Antillatoxin is a sodium channel gating modifier with special efficacy in cells expressing rNav1.2, rNav1.4 and rNav1.5 α subunits. It is suggested that ATX preferentially binds to the voltage-gated sodium channel in the inactivated state. The specific site of interaction of this neurotoxin is not yet known, however there is an allosteric interaction between ATX and brevetoxin (PbTx) at site 5 of the α subunit, which indicates that the neurotoxin site for ATX is topologically close and/or conformationally coupled to neurotoxin site 5. Additionally, sites 1, 2, 3, 5 and 7 were ruled out as possible binding sites.
Changing the tert-butyl-substituted diene groups reduced toxicity, which proves that the twisted shape of these groups plays a critical role in the degree of neurotoxicity of ATX.
Antillatoxin activates voltage-gated sodium channels, thus increasing sodium influx into the cell. It is hypothesized that ATX creates the increase in sodium influx by altering the voltage-gating properties of the channel. The toxin might change the voltage dependence of inactivation or augment the rate of recovery from inactivation. The effect is concentration dependent, with similar potency for the rNav1.2,rNav1.4 and rNav1.5 α-subunit types of sodium channels.
Antillatoxin-induced cytotoxicity is thought to occur through excessive activation of NMDA receptors by increased sodium influx, leading to excess calcium influx and necrosis. This seems plausible as cytotoxicity can be prevented by either tetrodotoxin or NMDA-receptor antagonists if administered early after exposure. Yet the exact mechanism is still unclear, as antillatoxin’s effect on the membrane potential is not sufficient to relieve the NMDA receptor block by magnesium.
Aside from toxic effects, ATX seems to enhance neurite outgrowth in developing immature neurons, depending on sodium influx, NMDA receptor activity, voltage-gated calcium channels and the calmodulin-kinase pathway.
Antillatoxin increases the binding affinity of voltage-gated sodium channels for Batrachotoxin at site 5 in an allosteric way, possibly by inducing a conformational change favourable for Batrachotoxin binding.

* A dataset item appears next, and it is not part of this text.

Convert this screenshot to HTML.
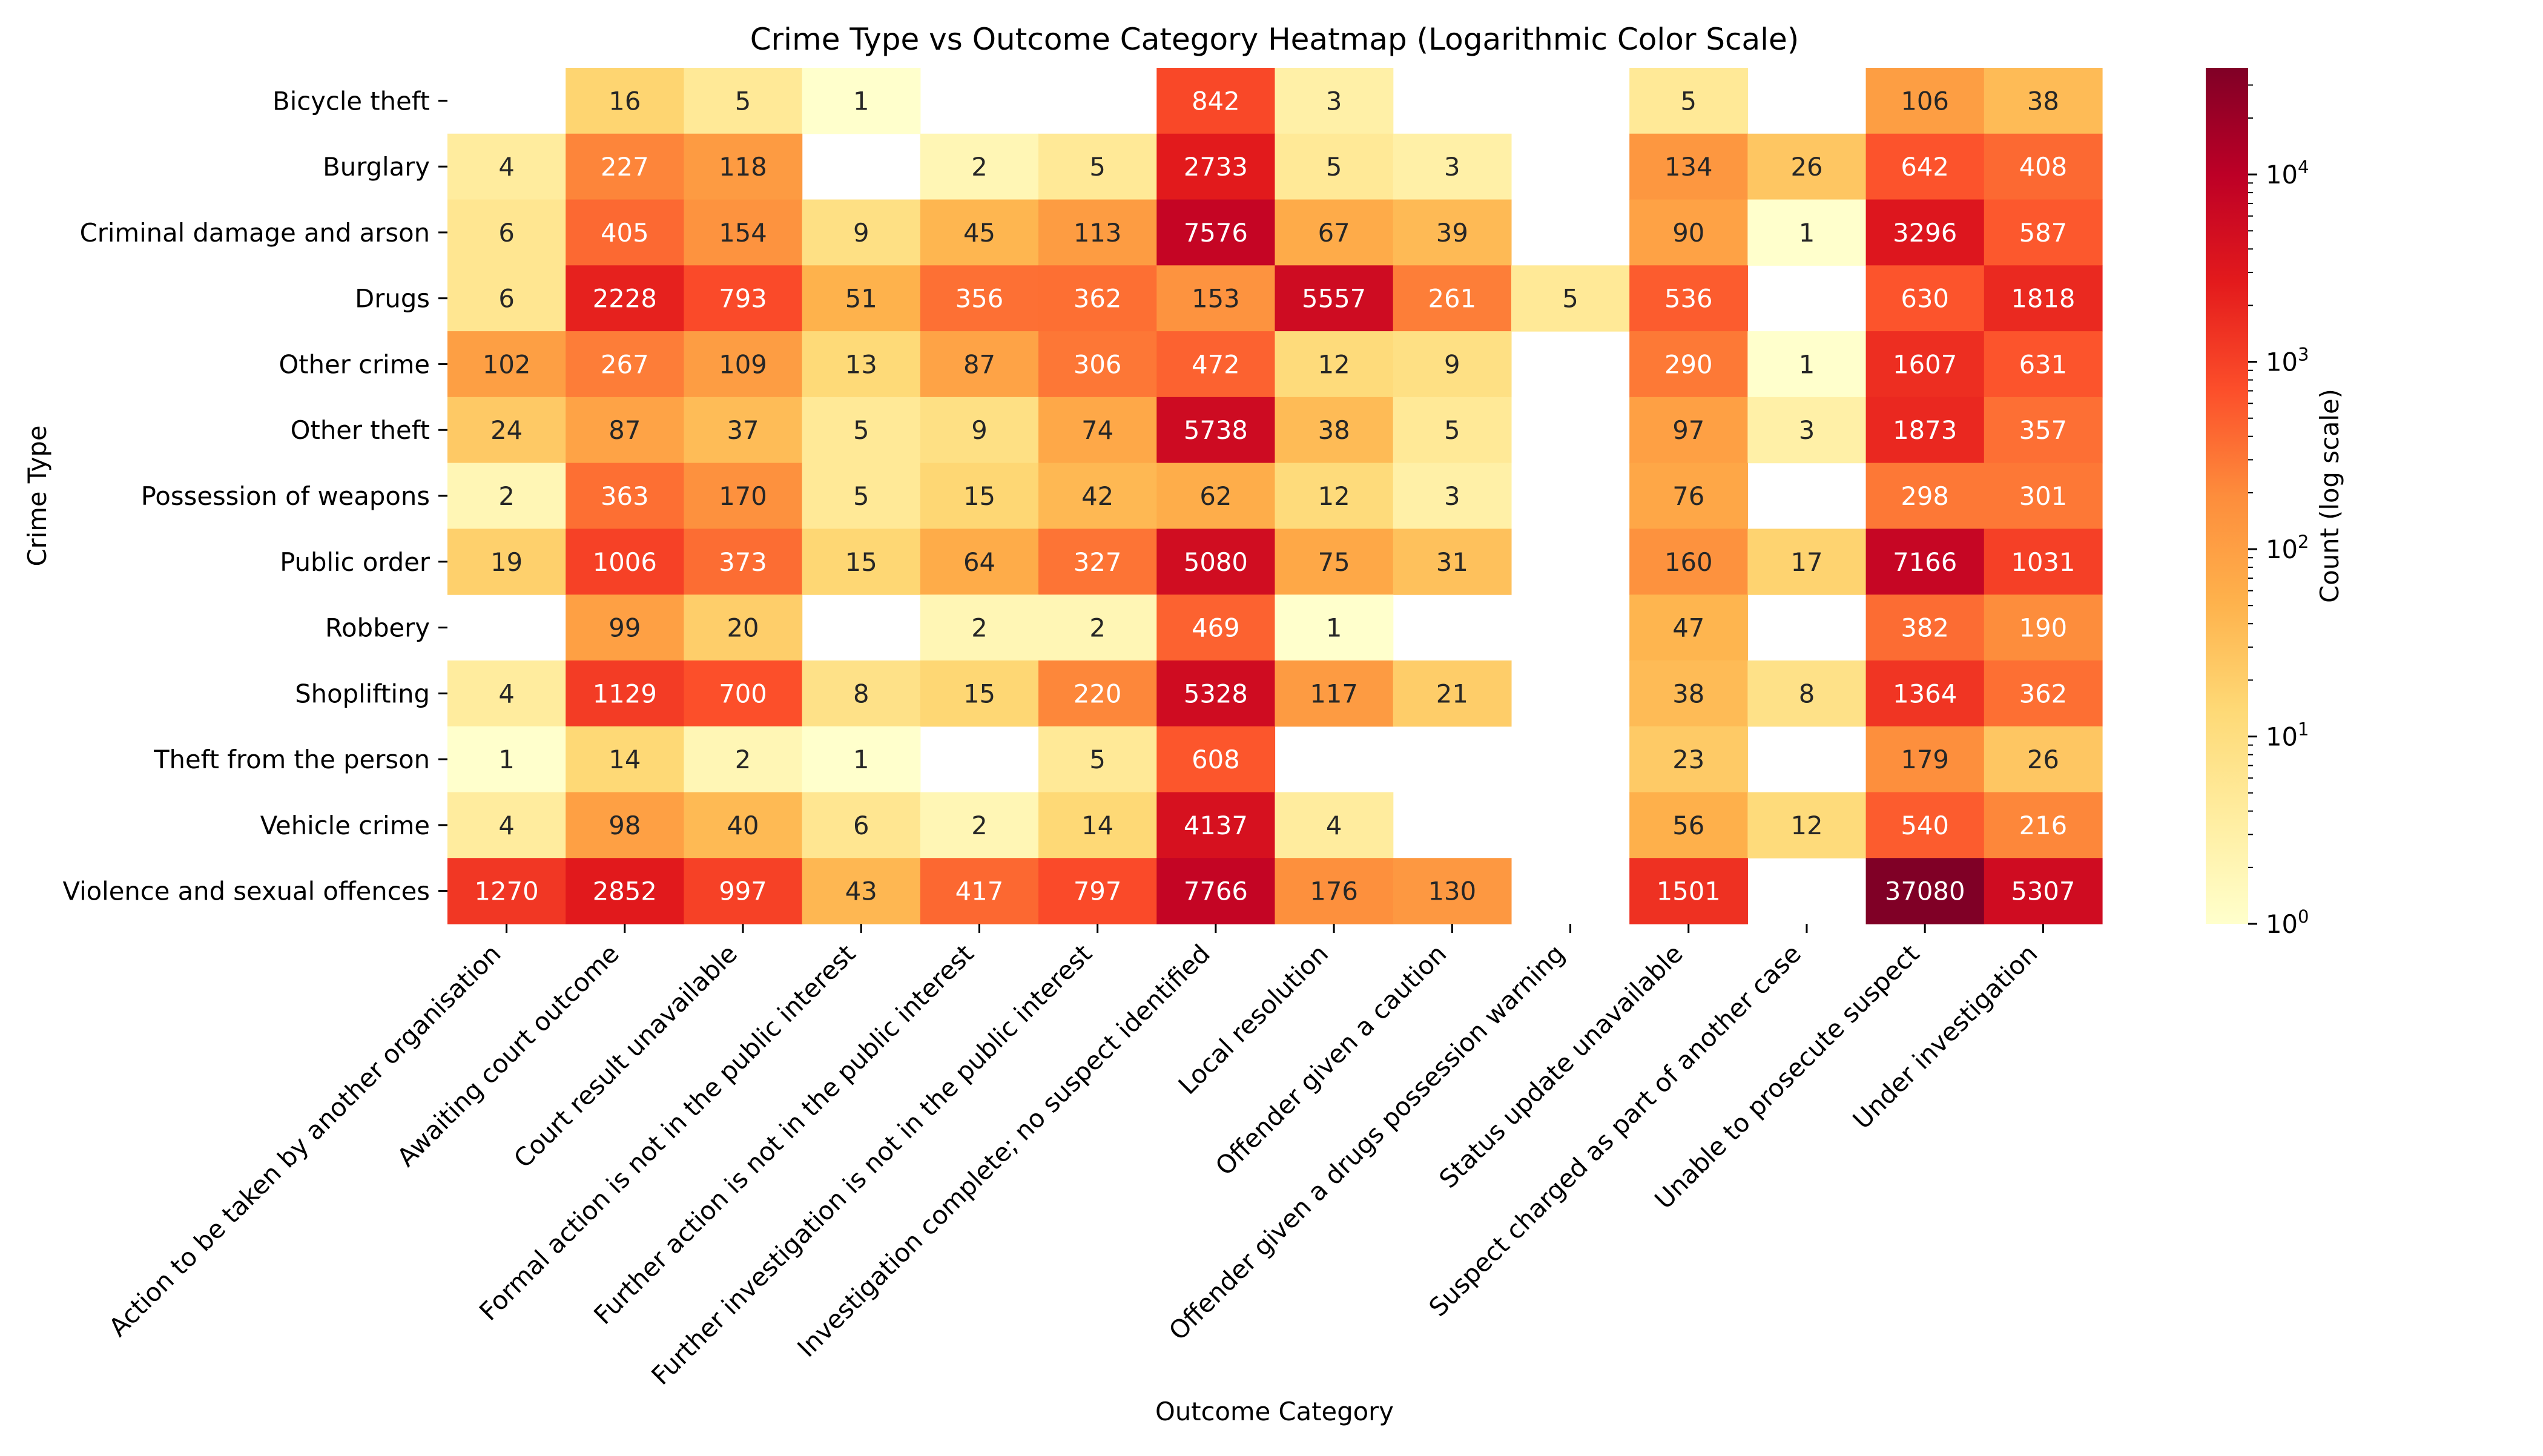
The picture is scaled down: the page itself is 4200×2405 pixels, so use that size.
<!DOCTYPE html>
<html><head><meta charset="utf-8"><style>
html,body{margin:0;padding:0;background:#fff}
svg text{font-family:"DejaVu Sans","Liberation Sans",sans-serif}
</style></head><body>
<svg id="chart" xmlns="http://www.w3.org/2000/svg" width="4200" height="2400" viewBox="0 0 4200 2400">
<rect x="0" y="0" width="4200" height="2400" fill="#fff"/>
<text x="2105" y="82" font-size="50" text-anchor="middle" fill="#000">Crime Type vs Outcome Category Heatmap (Logarithmic Color Scale)</text>
<text x="2105" y="2346" font-size="41.7" text-anchor="middle" fill="#000">Outcome Category</text>
<text transform="translate(76,819) rotate(-90)" font-size="41.7" text-anchor="middle" fill="#000">Crime Type</text>
<text transform="translate(3862,819) rotate(-90)" font-size="41.7" text-anchor="middle" fill="#000">Count (log scale)</text>
<defs><linearGradient id="cbgrad" x1="0" y1="1" x2="0" y2="0"></linearGradient></defs>
<g id="cells"></g><g id="xt"></g><g id="yt"></g><g id="cb"></g>
</svg>
<script>
const outcomes=["Action to be taken by another organisation","Awaiting court outcome","Court result unavailable","Formal action is not in the public interest","Further action is not in the public interest","Further investigation is not in the public interest","Investigation complete; no suspect identified","Local resolution","Offender given a caution","Offender given a drugs possession warning","Status update unavailable","Suspect charged as part of another case","Unable to prosecute suspect","Under investigation"];
const crimes=["Bicycle theft","Burglary","Criminal damage and arson","Drugs","Other crime","Other theft","Possession of weapons","Public order","Robbery","Shoplifting","Theft from the person","Vehicle crime","Violence and sexual offences"];
const rowBicycle=[null,16,5,1,null,null,842,3,null,null,5,null,106,38];
const rowBurglary=[4,227,118,null,2,5,2733,5,3,null,134,26,642,408];
const rowDamage=[6,405,154,9,45,113,7576,67,39,null,90,1,3296,587];
const rowDrugs=[6,2228,793,51,356,362,153,5557,261,5,536,null,630,1818];
const rowOtherCrime=[102,267,109,13,87,306,472,12,9,null,290,1,1607,631];
const rowOtherTheft=[24,87,37,5,9,74,5738,38,5,null,97,3,1873,357];
const rowWeapons=[2,363,170,5,15,42,62,12,3,null,76,null,298,301];
const rowPublicOrder=[19,1006,373,15,64,327,5080,75,31,null,160,17,7166,1031];
const rowRobbery=[null,99,20,null,2,2,469,1,null,null,47,null,382,190];
const rowShoplifting=[4,1129,700,8,15,220,5328,117,21,null,38,8,1364,362];
const rowTheftPerson=[1,14,2,1,null,5,608,null,null,null,23,null,179,26];
const rowVehicle=[4,98,40,6,2,14,4137,4,null,null,56,12,540,216];
const rowViolence=[1270,2852,997,43,417,797,7766,176,130,null,1501,null,37080,5307];
const values=[rowBicycle,rowBurglary,rowDamage,rowDrugs,rowOtherCrime,rowOtherTheft,rowWeapons,rowPublicOrder,rowRobbery,rowShoplifting,rowTheftPerson,rowVehicle,rowViolence];
const cbExponents=[0,1,2,3,4];

const NS="http://www.w3.org/2000/svg";
const L=739,R=3472,T=112,B=1526;
const cw=(R-L)/outcomes.length, rh=(B-T)/crimes.length;
let vmax=1;values.forEach(r=>r.forEach(v=>{if(v!=null&&v>vmax)vmax=v;}));
const lmax=Math.log10(vmax);
const stops=["#ffffcc","#ffeda0","#fed976","#feb24c","#fd8d3c","#fc4e2a","#e31a1c","#bd0026","#800026"].map(h=>[parseInt(h.substr(1,2),16),parseInt(h.substr(3,2),16),parseInt(h.substr(5,2),16)]);
function cmap(t){t=Math.max(0,Math.min(1,t));const p=t*(stops.length-1);const i=Math.min(Math.floor(p),stops.length-2);const f=p-i;return stops[i].map((c,k)=>Math.round(c+(stops[i+1][k]-c)*f));}
function xPos(i){return L+cw*(i+0.5);}
function yPos(j){return T+rh*(j+0.5);}
function cbY(v){return B-(Math.log10(v)/lmax)*(B-T);}
function lum(rgb){const c=rgb.map(x=>{x/=255;return x<=0.03928?x/12.92:Math.pow((x+0.055)/1.055,2.4);});return 0.2126*c[0]+0.7152*c[1]+0.0722*c[2];}
function mk(tag,attrs,parent){const e=document.createElementNS(NS,tag);for(const k in attrs)e.setAttribute(k,attrs[k]);parent.appendChild(e);return e;}
const cells=document.getElementById('cells');
values.forEach((row,j)=>row.forEach((v,i)=>{
  if(v==null)return;
  const rgb=cmap(Math.log10(v)/lmax);
  const r=mk('rect',{x:L+cw*i,y:T+rh*j,width:cw+0.6,height:rh+0.6,fill:`rgb(${rgb.join(',')})`},cells);
  
  
  const t=mk('text',{x:xPos(i),y:yPos(j)+15,'font-size':41.7,'text-anchor':'middle',fill:lum(rgb)>0.408?'#262626':'#ffffff'},cells);
  t.textContent=v;
  
  
}));
const xt=document.getElementById('xt');
outcomes.forEach((o,i)=>{
  const x=xPos(i);
  const tk=mk('line',{x1:x,y1:B,x2:x,y2:B+15,stroke:'#000','stroke-width':3},xt);
  
  
  const t=mk('text',{transform:`translate(${x-7},${B+52}) rotate(-45)`,'font-size':41.7,'text-anchor':'end',fill:'#000'},xt);
  t.textContent=o;
  
  
});
const yt=document.getElementById('yt');
crimes.forEach((c,j)=>{
  const y=yPos(j);
  const tk=mk('line',{x1:L-15,y1:y,x2:L,y2:y,stroke:'#000','stroke-width':3},yt);
  
  
  const t=mk('text',{x:L-29,y:y+15,'font-size':41.7,'text-anchor':'end',fill:'#000'},yt);
  t.textContent=c;
  
  
});
// colorbar
const g=document.getElementById('cbgrad');
stops.forEach((s,k)=>{mk('stop',{offset:(k/(stops.length-1)),'stop-color':`rgb(${s.join(',')})`},g);});
const cb=document.getElementById('cb');
const CX0=3643,CX1=3713;
const bar=mk('rect',{x:CX0,y:T,width:CX1-CX0,height:B-T,fill:'url(#cbgrad)'},cb);


cbExponents.forEach(e=>{
  const v=Math.pow(10,e);const y=cbY(v);
  const tk=mk('line',{x1:CX1,y1:y,x2:CX1+15,y2:y,stroke:'#000','stroke-width':3},cb);
  
  
  const t=mk('text',{x:CX1+29,y:y+15,'font-size':41.7,fill:'#000'},cb);
  t.innerHTML=`10<tspan dy="-17" font-size="29">${e}</tspan>`;
  
  
  for(let m=2;m<=9;m++){const mv=m*v;if(mv>vmax)break;const my=cbY(mv);
    const mt=mk('line',{x1:CX1,y1:my,x2:CX1+8,y2:my,stroke:'#000','stroke-width':2},cb);
    
    }
});
</script>
</body></html>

The toxin has been implicated in cases of respiratory irritation, inflammation of the eye and severe contact dermatitis in fishermen. Antillatoxin is a very potent neurotoxin, although exact toxicity differs between species. The lethal concentration LC50 is about 0.1 µM for goldfish, making it the most potent toxin known for goldfish after brevetoxin. It can be cytotoxic to single cerebellar granule cells at concentrations as low as 20 nM in rats but more typically at 50 nM.
Morphological features of antillatoxin-induced neuronal toxicity are swelling of neuronal somata, thinning of neurites and blebbing of neurite membranes.